Pay Now or Pay Later – with Interest, and Interest on the Interest

It looks as if America is set to spend $30 billion on the Afghan surge. Now, some members of Congress are asking the President to show them the money. There are two choices: pay now or pay later. Neither choice is appetizing.

To pay now, Congress would be asked to enact some kind of war tax. So, let’s tax the rich, you say, they can afford it. The rich? Anyone making more than you do, of course. But conservatives will tell you taxing people who can afford to invest in the economy is a bad idea. Conservative think tanks can produce instant algorithms showing the negative impact of taxes on jobs, innovation and so on.

debtTo pay later, the government issues bonds. Trouble is that bonds pay interest. And the U.S. government doesn’t have the money to pay the interest on the bonds already outstanding – some 12 trillion dollars, if my understanding of the situation is correct. So the government has to borrow money to pay the interest on the bonds. And naturally, there will be interest on that debt, too. You don’t have to be a mathematical genius to see how this creates a vicious cycle that could lead to economic ruin in a hurry.
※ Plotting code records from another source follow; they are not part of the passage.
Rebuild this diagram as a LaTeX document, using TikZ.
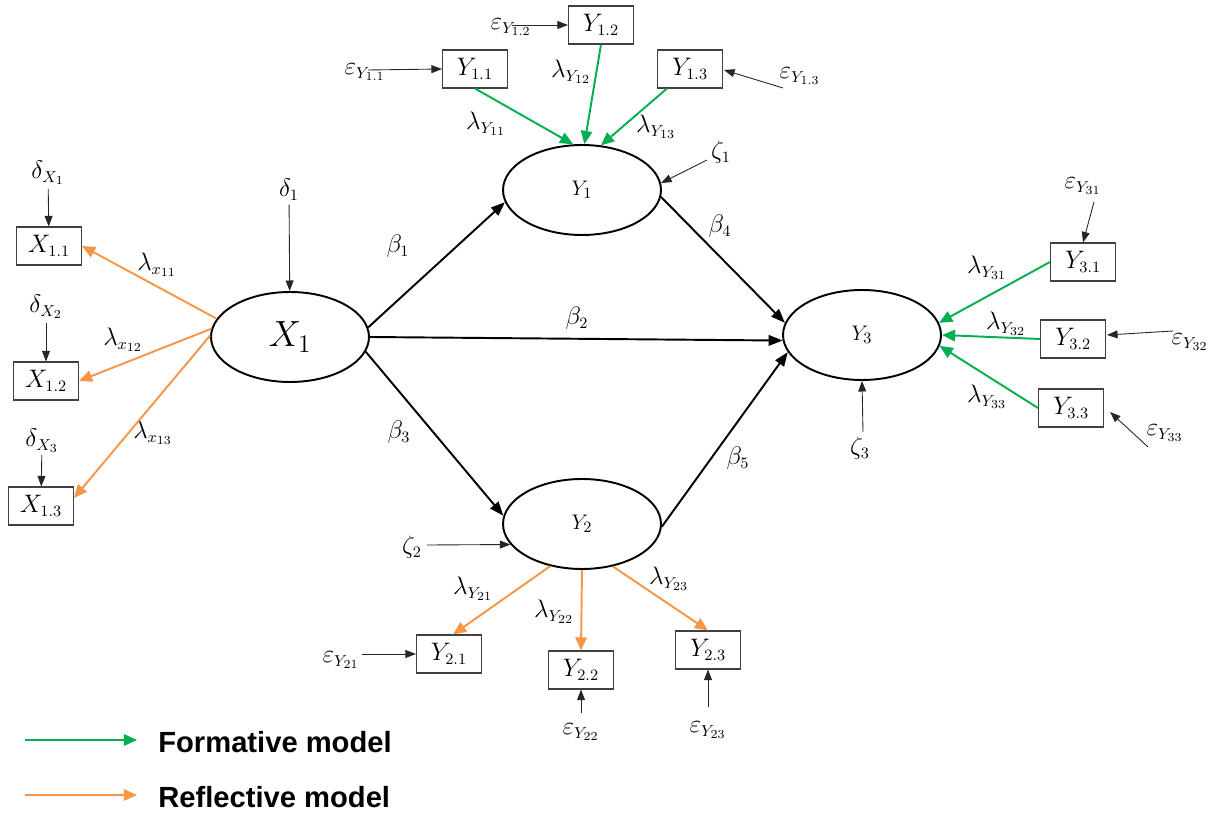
\documentclass[tikz,border=0pt]{standalone}
\usepackage{fontspec}
\setmainfont{Liberation Serif}
\setsansfont{Liberation Sans}
\usetikzlibrary{arrows.meta,calc,shapes.geometric}
\definecolor{formgreen}{RGB}{0,176,80}
\definecolor{reflorange}{RGB}{247,150,70}
\begin{document}
\begin{tikzpicture}[x=0.02cm,y=-0.02cm,
  lat/.style={ellipse,draw,line width=1.1pt,minimum width=3.16cm,minimum height=1.8cm,inner sep=0pt},
  ind/.style={rectangle,draw=black!75,line width=0.6pt,minimum width=1.3cm,minimum height=0.76cm,inner sep=0pt,font=\fontsize{13.5}{15}\selectfont},
  lbl/.style={inner sep=0pt,font=\fontsize{13.5}{15}\selectfont},
  strarrow/.style={line width=1.1pt,-{Triangle[length=8pt,width=6pt]}},
  errarrow/.style={black!85,line width=0.5pt,-{Triangle[length=6pt,width=4.5pt]}},
  formarrow/.style={formgreen,line width=1.1pt,-{Triangle[length=7.5pt,width=6.5pt]}},
  reflarrow/.style={reflorange,line width=1.1pt,-{Triangle[length=7.5pt,width=6.5pt]}},
  legtext/.style={font=\sffamily\bfseries\fontsize{16.6}{20}\selectfont,anchor=west,inner sep=0pt}]
\useasboundingbox (0,0) rectangle (1210,813);

% latent variables
\node[lat,font=\fontsize{20}{22}\selectfont] (X1) at (290,337) {$X_1$};
\node[lat,font=\fontsize{12.5}{14}\selectfont] (Y1) at (582,190) {$Y_1$};
\node[lat,font=\fontsize{12.5}{14}\selectfont] (Y2) at (582,524) {$Y_2$};
\node[lat,font=\fontsize{12.5}{14}\selectfont] (Y3) at (862,335) {$Y_3$};

% indicators
\node[ind] (x11) at (49,246) {$X_{1.1}$};
\node[ind] (x12) at (46,381) {$X_{1.2}$};
\node[ind] (x13) at (41,506) {$X_{1.3}$};
\node[ind] (y11) at (475,69) {$Y_{1.1}$};
\node[ind] (y12) at (601,25) {$Y_{1.2}$};
\node[ind] (y13) at (690,69) {$Y_{1.3}$};
\node[ind] (y31) at (1083,262) {$Y_{3.1}$};
\node[ind] (y32) at (1073,339) {$Y_{3.2}$};
\node[ind] (y33) at (1071,408) {$Y_{3.3}$};
\node[ind] (y21) at (449,654) {$Y_{2.1}$};
\node[ind] (y22) at (581,670) {$Y_{2.2}$};
\node[ind] (y23) at (708,650) {$Y_{2.3}$};

% error labels
\node[lbl] (dx1) at (48,173) {$\delta_{X_1}$};
\node[lbl] (dx2) at (46,307) {$\delta_{X_2}$};
\node[lbl] (dx3) at (42,441) {$\delta_{X_3}$};
\node[lbl] (d1) at (289,190) {$\delta_1$};
\node[lbl] (ey11) at (365,72) {$\varepsilon_{Y_{1.1}}$};
\node[lbl] (ey12) at (511,27) {$\varepsilon_{Y_{1.2}}$};
\node[lbl] (ey13) at (800,76) {$\varepsilon_{Y_{1.3}}$};
\node[lbl] (z1) at (721,152) {$\zeta_1$};
\node[lbl] (z2) at (412,547) {$\zeta_2$};
\node[lbl] (z3) at (860,448) {$\zeta_3$};
\node[lbl] (ey31) at (1083,186) {$\varepsilon_{Y_{31}}$};
\node[lbl] (ey32) at (1190,342) {$\varepsilon_{Y_{32}}$};
\node[lbl] (ey33) at (1165,433) {$\varepsilon_{Y_{33}}$};
\node[lbl] (ey21) at (341,660) {$\varepsilon_{Y_{21}}$};
\node[lbl] (ey22) at (581,732) {$\varepsilon_{Y_{22}}$};
\node[lbl] (ey23) at (708,730) {$\varepsilon_{Y_{23}}$};

% loading labels
\node[lbl] (lx11) at (157,265) {$\lambda_{x_{11}}$};
\node[lbl] (lx12) at (123,340) {$\lambda_{x_{12}}$};
\node[lbl] (lx13) at (153,433) {$\lambda_{x_{13}}$};
\node[lbl] (ly11) at (486,124) {$\lambda_{Y_{11}}$};
\node[lbl] (ly12) at (571,72) {$\lambda_{Y_{12}}$};
\node[lbl] (ly13) at (656,127) {$\lambda_{Y_{13}}$};
\node[lbl] (ly31) at (987,268) {$\lambda_{Y_{31}}$};
\node[lbl] (ly32) at (1006,324) {$\lambda_{Y_{32}}$};
\node[lbl] (ly33) at (987,397) {$\lambda_{Y_{33}}$};
\node[lbl] (ly21) at (473,589) {$\lambda_{Y_{21}}$};
\node[lbl] (ly22) at (554,612) {$\lambda_{Y_{22}}$};
\node[lbl] (ly23) at (669,579) {$\lambda_{Y_{23}}$};

% path labels
\node[lbl] (b1) at (398,246) {$\beta_1$};
\node[lbl] (b2) at (577,318) {$\beta_2$};
\node[lbl] (b3) at (399,432) {$\beta_3$};
\node[lbl] (b4) at (720,226) {$\beta_4$};
\node[lbl] (b5) at (738,458) {$\beta_5$};

% structural paths
\draw[strarrow] (X1.7) -- (Y1.189);
\draw[strarrow] (X1.0) -- (Y3.184);
\draw[strarrow] (X1.-11) -- (Y2.174);
\draw[strarrow] (Y1.-5) -- (Y3.171);
\draw[strarrow] (Y2.-2) -- (Y3.193);

% reflective X1
\draw[reflarrow] (X1.166) -- (x11.east);
\draw[reflarrow] (X1.174) -- (x12.east);
\draw[reflarrow] (X1.179) -- ($(x13.east)+(0,-8)$);

% formative Y1
\draw[formarrow] (y11.south) -- (Y1.101);
\draw[formarrow] (y12.south) -- (Y1.87);
\draw[formarrow] ($(y13.south)+(-23,0)$) -- (Y1.67);

% formative Y3
\draw[formarrow] (y31.west) -- (Y3.9);
\draw[formarrow] (y32.west) -- (Y3.0);
\draw[formarrow] (y33.west) -- (Y3.-8);

% reflective Y2
\draw[reflarrow] (Y2.233) -- ($(y21.north)+(4,0)$);
\draw[reflarrow] (Y2.270) -- (y22.north);
\draw[reflarrow] (Y2.306) -- (y23.north);

% error arrows
\coordinate (ce11) at (368,70);
\coordinate (ce12) at (512,25);
\coordinate (ce13) at (783,88);
\coordinate (cz1) at (707,160);
\coordinate (cz2) at (427,545);
\coordinate (cz3) at (863,432);
\coordinate (ce31) at (1094,202);
\coordinate (ce32) at (1173,331);
\coordinate (ce33) at (1148,447);
\coordinate (ce21) at (362,654);
\coordinate (ce22) at (581,713);
\coordinate (ce23) at (708,707);
\draw[errarrow,shorten <=2pt] (dx1) -- (x11);
\draw[errarrow,shorten <=2pt] (dx2) -- (x12);
\draw[errarrow,shorten <=1pt] (dx3) -- (x13);
\draw[errarrow,shorten <=2pt] (d1) -- (X1);
\draw[errarrow] (ce11) -- (y11.west);
\draw[errarrow] (ce12) -- (y12.west);
\draw[errarrow] (ce13) -- ($(y13.east)+(1,1)$);
\draw[errarrow] (cz1) -- (Y1.5);
\draw[errarrow] (cz2) -- (Y2.196);
\draw[errarrow] (cz3) -- (Y3.south);
\draw[errarrow] (ce31) -- (y31.north);
\draw[errarrow] (ce32) -- ($(y32.east)+(1,-4)$);
\draw[errarrow] (ce33) -- ($(y33.east)+(6,4)$);
\draw[errarrow] (ce21) -- (y21.west);
\draw[errarrow] (ce22) -- (y22.south);
\draw[errarrow] (ce23) -- (y23.south);

% legend
\coordinate (lg1a) at (25,740);
\coordinate (lg1b) at (137,740);
\coordinate (lg2a) at (25,795);
\coordinate (lg2b) at (137,795);
\node[legtext] (lg1) at (158,742) {Formative model};
\node[legtext] (lg2) at (158,797) {Reflective model};
\draw[formarrow] (lg1a) -- (lg1b);
\draw[reflarrow] (lg2a) -- (lg2b);
\end{tikzpicture}
\end{document}
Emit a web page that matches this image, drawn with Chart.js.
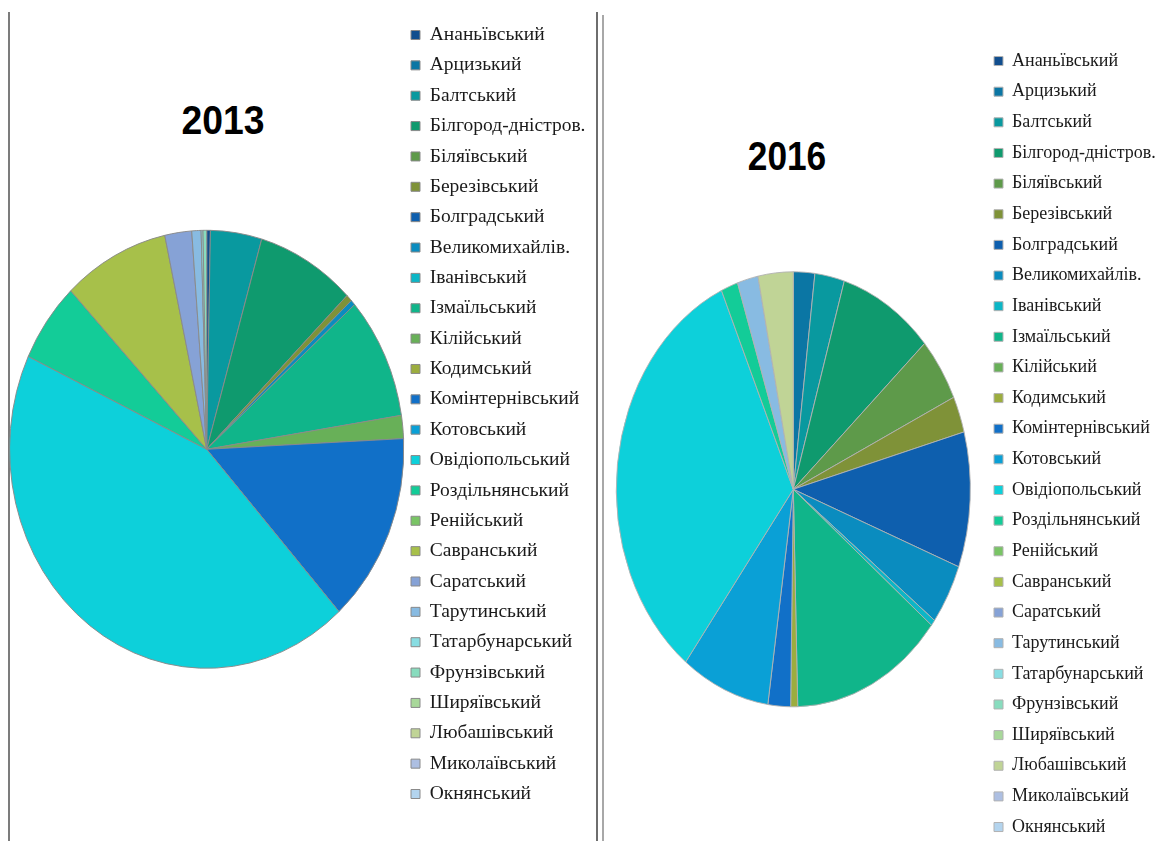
<!DOCTYPE html>
<html>
<head>
<meta charset="utf-8">
<script src="https://cdn.jsdelivr.net/npm/chart.js"></script>
<style>
  html, body { margin: 0; padding: 0; background: #fff; width: 1168px; height: 841px; overflow: hidden; }
  canvas { position: absolute; top: 0; }
  .vline { position: absolute; width: 0; }
  .year { position: absolute; width: 200px; text-align: center; font-family: "Liberation Sans", Arial, sans-serif;
          font-weight: bold; font-size: 41px; line-height: 41px; color: #000; }
</style>
</head>
<body>
<div class="vline" style="left:8px; top:12px; height:829px; border-left:2px solid #7c7c7c"></div>
<div class="vline" style="left:596px; top:12px; height:829px; border-left:2px solid #6e6e6e"></div>
<div class="vline" style="left:602px; top:15px; height:826px; border-left:2px solid #a8a8a8"></div>

<div class="year" style="left:123px; top:100px; transform:scaleX(0.91)">2013</div>
<div class="year" style="left:687px; top:136px; transform:scaleX(0.86)">2016</div>

<canvas id="pie2013"></canvas>
<canvas id="pie2016"></canvas>

<script>
// districts of Odesa oblast, legend order = slice order (clockwise from 12 o'clock)
const districts = [
  'Ананьївський', 'Арцизький', 'Балтський', 'Білгород-дністров.', 'Біляївський', 'Березівський',
  'Болградський', 'Великомихайлів.', 'Іванівський', 'Ізмаїльський', 'Кілійський', 'Кодимський',
  'Комінтернівський', 'Котовський', 'Овідіопольський', 'Роздільнянський', 'Ренійський', 'Савранський',
  'Саратський', 'Тарутинський', 'Татарбунарський', 'Фрунзівський', 'Ширяївський', 'Любашівський',
  'Миколаївський', 'Окнянський'
];

// shares, %
const share2013 = [0.3, 0, 4.2, 8.1, 0, 0.5, 0, 0.4, 0, 9.0, 1.7, 0, 14.05, 0, 43.65, 5.9, 0, 8.7, 2.2, 0.76, 0.15, 0.3, 0, 0, 0, 0];
const share2016 = [0, 1.95, 2.7, 8.65, 4.75, 2.7, 10.05, 4.5, 0.45, 13.85, 0, 0.64, 2.06, 8.1, 32.95, 1.55, 0, 0, 0, 1.9, 0, 0, 0, 3.2, 0, 0];

const palette = [
  '#114e8e', '#0b76a4', '#09999f', '#0f9a6e', '#5e9a4a', '#7f9238',
  '#0e5fae', '#0a8cbf', '#0cb6c6', '#10b58a', '#68b058', '#9cad3e',
  '#1170c8', '#0aa0d6', '#0dd0da', '#13cc98', '#79c465', '#a7c04a',
  '#86a2d6', '#88bbe2', '#88dde2', '#88dcbe', '#a8d89a', '#c0d496',
  '#adbfe2', '#b3d4ee'
];

const LEGEND_FONT = '"Liberation Serif", "Times New Roman", serif';

function widestLabel(size) {
  const c = document.createElement('canvas').getContext('2d');
  c.font = size + 'px ' + LEGEND_FONT;
  return Math.max(...districts.map(t => c.measureText(t).width));
}

// pie in the source is an ellipse: squeeze the arcs horizontally round the centre
const squash = {
  id: 'squash',
  beforeDatasetsDraw(chart, args, opts) {
    const arc = chart.getDatasetMeta(0).data[0];
    const ctx = chart.ctx;
    ctx.save();
    ctx.translate(arc.x, arc.y);
    ctx.scale(opts.sx, 1);
    ctx.translate(-arc.x, -arc.y);
  },
  afterDatasetsDraw(chart) { chart.ctx.restore(); }
};

function makePie(id, values, p) {
  const canvas = document.getElementById(id);
  const legendLeft = p.boxX - p.gap;
  const legendW = p.gap + p.box + p.font / 2 + widestLabel(p.font) + 10;
  const W = Math.ceil(legendLeft + legendW) + 2;
  const areaBottom = 2 * p.cy - p.legendTop;
  const H = Math.ceil(areaBottom) + 2;
  canvas.width = W; canvas.height = H;
  canvas.style.left = p.left + 'px';
  canvas.style.width = W + 'px'; canvas.style.height = H + 'px';

  new Chart(canvas, {
    type: 'pie',
    data: {
      labels: districts,
      datasets: [{
        data: values,
        backgroundColor: palette,
        borderColor: p.border,
        borderWidth: 1,
        radius: p.r,
      }]
    },
    options: {
      responsive: false,
      animation: false,
      layout: {
        padding: {
          left: 2 * p.cx - legendLeft,
          right: W - legendLeft - legendW,
          top: p.legendTop,
          bottom: H - areaBottom,
        }
      },
      plugins: {
        legend: {
          position: 'right', align: 'start',
          labels: {
            boxWidth: p.box, boxHeight: p.box, padding: p.gap, color: '#1a1a1a',
            font: { family: LEGEND_FONT, size: p.font },
          }
        },
        tooltip: { enabled: false },
        squash: { sx: p.sx },
      }
    },
    plugins: [squash]
  });
}

makePie('pie2013', share2013, { left: 0, cx: 206.7, cy: 449.3, r: 219, sx: 0.9, boxX: 411, box: 9, font: 19.5, gap: 10.86, legendTop: 14.4, border: '#8a8a8a' });
makePie('pie2016', share2016, { left: 604, cx: 189.3, cy: 489.3, r: 217.5, sx: 0.814, boxX: 390, box: 9, font: 18, gap: 12.64, legendTop: 39.4, border: '#b2b2b2' });
</script>
</body>
</html>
My father was the kind of person who signed his name instead of reaching for his wallet. And this caused my mother intense distress. She drummed into me the folly of the practice. The formula for success is simple, she preached: Income twenty pounds, expenditure nineteen pounds, nineteen shillings and eleven pence. The formula for failure?  Income twenty pounds, expenditure twenty pounds and one penny. (You probably aren’t familiar with the old British currency used in Jamaica when I was a child, so I’ll translate: income $20, expenditure $19.99 = success; income $20, expenditure $20.01 = failure.)

If I had applied this economic principle to my personal life I would be cruising the Mediterranean today. But that’s another story, as the narrator in “Irma la Douce” would say.

There is another economic principle that I haven’t mentioned. If you are smart, you can borrow money and invest it in a way that produces returns to not only pay the interest and principal but also give you a profit. But this does not apply to the Afghan adventure. The war is making, and will continue to make, a lot of people filthy rich – private contractors like Blackwater and Halliburton, for example, the defense industry, Afghan drug dealers, warlords and political wheeler dealers, and on and on… But there’s no prospect of financial return for the U.S. government.

I’m prepared to bet (although my mother sternly cautioned me against betting) that Congress will opt for more debt instead of a new tax. Once again, it looks as if future American taxpayers will be taken to the cleaners.